Senior Help Line leads to services that keep thousands in their homes


Everyone comes to a point in their lives where they need some help. People suffer an injury, or get old enough that it's hard to take care of things as simple as cooking.

It costs about $2,000 a year in Maricopa County to help people with meals, housekeeping, respite for caregivers or any number of other needs. It is at least $50,000 to put someone in a nursing facility. It can also be healthier to keep people in their homes.

Every morning, the people at Tempe Community Action Agency prepare about 200 meals. They load them in cars with volunteers and staff, and deliver them to people like Mary Hartley.

“You can't find anything any better,” Hartley said.

And Tamara Neveleff, who is wheelchair bound.

“I think it's a wonderful program for people such as myself, who can't get to the kitchen or stand up and cook for themselves,” Neveleff said.

Daily meals are just one of the services provided by nonprofit organizations around the Phoenix metro area. The services often start with a call to the Senior Help Line (602-264-4357) at the Area Agency on Aging.

“Anybody can call,” said Alfredo Gonzalez, a Help Line supervisor. “Things like make their own food or do their own housekeeping, bathe themselves even.”

The Help Line finds all sorts of services for people, answering about 38,000 calls a year.

“What is something that's really difficult to get for somebody?” I asked.

“Financial assistance,” Gonzalez responded.

Financial assistance accounts are always stretched thin, said senior VP of the agency, Jim Knaut. But every service is designed to help people stay in their homes.

“These are people who basically have nobody else in their life,” Knaut said, describing many of the clients. “They are dependent on assistance to maintain their independence.”

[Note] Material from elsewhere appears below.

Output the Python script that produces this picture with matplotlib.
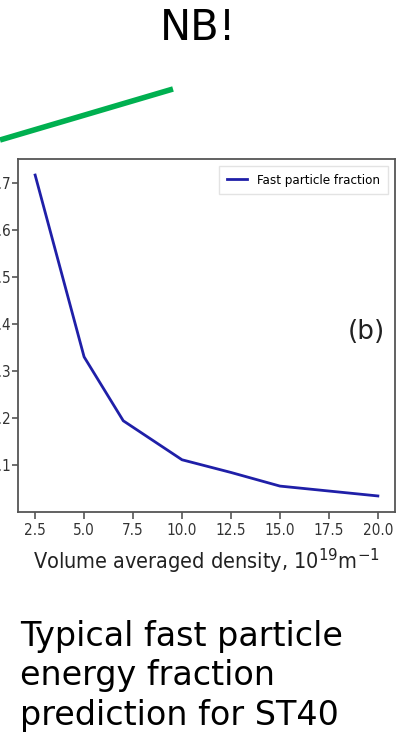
import matplotlib
matplotlib.use("Agg")
import matplotlib.pyplot as plt
from matplotlib.lines import Line2D

density = [2.5, 5.0, 7.0, 10.0, 12.5, 15.0, 20.0]
fast_fraction = [0.717, 0.330, 0.194, 0.111, 0.084, 0.055, 0.034]
xticks = [2.5, 5.0, 7.5, 10.0, 12.5, 15.0, 17.5, 20.0]
yticks = [0.1, 0.2, 0.3, 0.4, 0.5, 0.6, 0.7]

narrow = dict(family='DejaVu Sans', stretch='condensed')

fig = plt.figure(figsize=(3.97, 7.42), dpi=100)
ax = fig.add_axes([18 / 397, 1 - 512 / 742, 377 / 397, 353 / 742])

ax.plot(density, fast_fraction, color='#1f1fa8', lw=2, label='Fast particle fraction')
ax.set_xticks(xticks)
ax.set_yticks(yticks)
ax.set_xticklabels([f'{v:.1f}' for v in xticks], fontsize=11, color='#333333', **narrow)
ax.set_yticklabels([f'{v:.1f}' for v in yticks], fontsize=11, color='#333333', **narrow)
ax.tick_params(axis='x', length=5, width=1.2, color='#555555', pad=3)
ax.tick_params(axis='y', length=4, width=1.2, color='#555555', pad=1)
for s in ax.spines.values():
    s.set_color('#555555')
    s.set_linewidth(1.3)

ax.set_xlabel('Volume averaged density, 10$^{19}$m$^{-1}$', fontsize=15.5,
              color='#222222', labelpad=6, **narrow)
ax.legend(loc='upper right', prop={'family': 'DejaVu Sans', 'stretch': 'condensed', 'size': 9.5},
          handlelength=1.5, borderpad=0.6, fancybox=False, edgecolor='#dddddd',
          borderaxespad=0.5)
ax.text(0.973, 0.51, '(b)', transform=ax.transAxes, ha='right', va='center',
        fontsize=19, family='DejaVu Sans', color='#222222')

# slide decorations
fig.text(0.5, 1 - 28 / 742, 'NB!', ha='center', va='center', fontsize=30,
         family='DejaVu Sans', color='black')
fig.add_artist(Line2D([0, 173 / 397], [1 - 140 / 742, 1 - 89 / 742],
                      transform=fig.transFigure, color='#00b050', lw=4, solid_capstyle='butt'))
fig.text(20 / 397, 1 - 725 / 742, 'Typical fast particle\nenergy fraction\nprediction for ST40',
         ha='left', va='baseline', fontsize=24, family='DejaVu Sans', color='black',
         linespacing=1.25)

fig.savefig('out.png', dpi=100)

Kathy Wilson is a case manager with Maricopa County. The day we met her, she was visiting Bernice and Elmer Piirto in Phoenix.

“You don't have cellphones, do you?” she asked the Piirtos during her normal round of questioning.

Married 68 years, the Piirtos are all about staying in their own home despite declining health.

“Why not go to a nursing home at your age?” I asked.

“No,” said Elmer Piirto, definitively. “No way.”

The Piirtos' children help them clean and get to the doctor, but cooking has become a struggle because they can't stand for long periods of time.

“I mean, you think you are going to be able to cook for yourself forever,” I said.

“I know,” Bernice Piirto said. “Forever. It's really hard to accept it at first.”

The Piirtos enjoy those meals that come to their home daily. And they enjoy their independence.

Wilson's job is to get people all types of help. And that help is just one phone call away.

“They've worked hard all their lives,” Wilson said. “And now, they just want to stay in their own homes and enjoy the rest of their lives.”

The Senior Help Line is manned 24 hours a day, and the help doesn't have to be for yourself. It can be for a parent or neighbor.